Starting at the top of the listing, extract every line up to and including the one with "y_ticks = [0, 50, 100, 150, 200, 250, 300]". Pictures stay out of the copy.

***

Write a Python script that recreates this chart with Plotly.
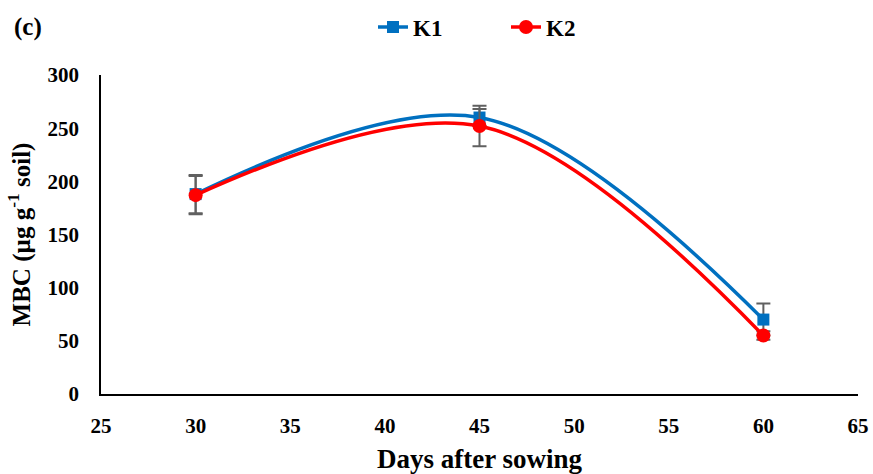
import plotly.graph_objects as go

days = [30, 45, 60]
k1 = [188, 260, 70]
k1_err = [18, 8, 15]
k2 = [187, 252, 55]
k2_err = [18, 19, 4]
x_ticks = [25, 30, 35, 40, 45, 50, 55, 60, 65]
y_ticks = [0, 50, 100, 150, 200, 250, 300]

font = "Liberation Serif"
fig = go.Figure()
fig.add_trace(go.Scatter(
    x=days, y=k1, name="<b>K1</b>", mode="lines+markers",
    line=dict(color="#0070C0", width=3.5, shape="spline", smoothing=1),
    marker=dict(symbol="square", size=12, color="#0070C0"),
    error_y=dict(type="data", array=k1_err, color="#606060", thickness=2, width=7),
))
fig.add_trace(go.Scatter(
    x=days, y=k2, name="<b>K2</b>", mode="lines+markers",
    line=dict(color="#FF0000", width=3.5, shape="spline", smoothing=1),
    marker=dict(symbol="circle", size=14, color="#FF0000"),
    error_y=dict(type="data", array=k2_err, color="#606060", thickness=2, width=7),
))
fig.update_layout(
    width=873, height=474,
    margin=dict(l=101, r=15, t=75, b=80, autoexpand=False),
    paper_bgcolor="white", plot_bgcolor="white",
    font=dict(family=font, color="black", size=21),
    showlegend=True,
    legend=dict(orientation="h", x=(373 - 101) / 757, xanchor="left", xref="paper",
                y=1 - 27 / 474, yref="container", yanchor="middle",
                font=dict(size=23, family=font), entrywidth=88, entrywidthmode="pixels",
                tracegroupgap=0),
    xaxis=dict(range=[25, 65], tickvals=x_ticks, ticktext=[f"<b>{v}</b>" for v in x_ticks],
               showline=True, linecolor="black", linewidth=1.5, showgrid=False, zeroline=False,
               ticks="outside", ticklen=12, tickcolor="rgba(0,0,0,0)",
               tickfont=dict(size=21, family=font),
               title=dict(text="<b>Days after sowing</b>", font=dict(size=27, family=font), standoff=13)),
    yaxis=dict(range=[0, 300], tickvals=y_ticks, ticktext=[f"<b>{v}</b>" for v in y_ticks],
               showline=True, linecolor="black", linewidth=1.5, showgrid=False, zeroline=False,
               ticks="outside", ticklen=16, tickcolor="rgba(0,0,0,0)",
               tickfont=dict(size=21, family=font),
               title=dict(text="<b>MBC (µg g<sup>-1</sup> soil)</b>", font=dict(size=25, family=font), standoff=10)),
    annotations=[dict(text="<b>(c)</b>", x=(12 - 101) / 757, y=1 + (75 - 27) / 319,
                      xref="paper", yref="paper", xanchor="left", yanchor="middle",
                      showarrow=False, font=dict(size=25, family=font))],
)
fig.write_html("out.html")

***

» Written solution
Write a Python script that recreates this chart with Plotly.
import plotly.graph_objects as go

days = [30, 45, 60]
k1 = [188, 260, 70]
k1_err = [18, 8, 15]
k2 = [187, 252, 55]
k2_err = [18, 19, 4]
x_ticks = [25, 30, 35, 40, 45, 50, 55, 60, 65]
y_ticks = [0, 50, 100, 150, 200, 250, 300]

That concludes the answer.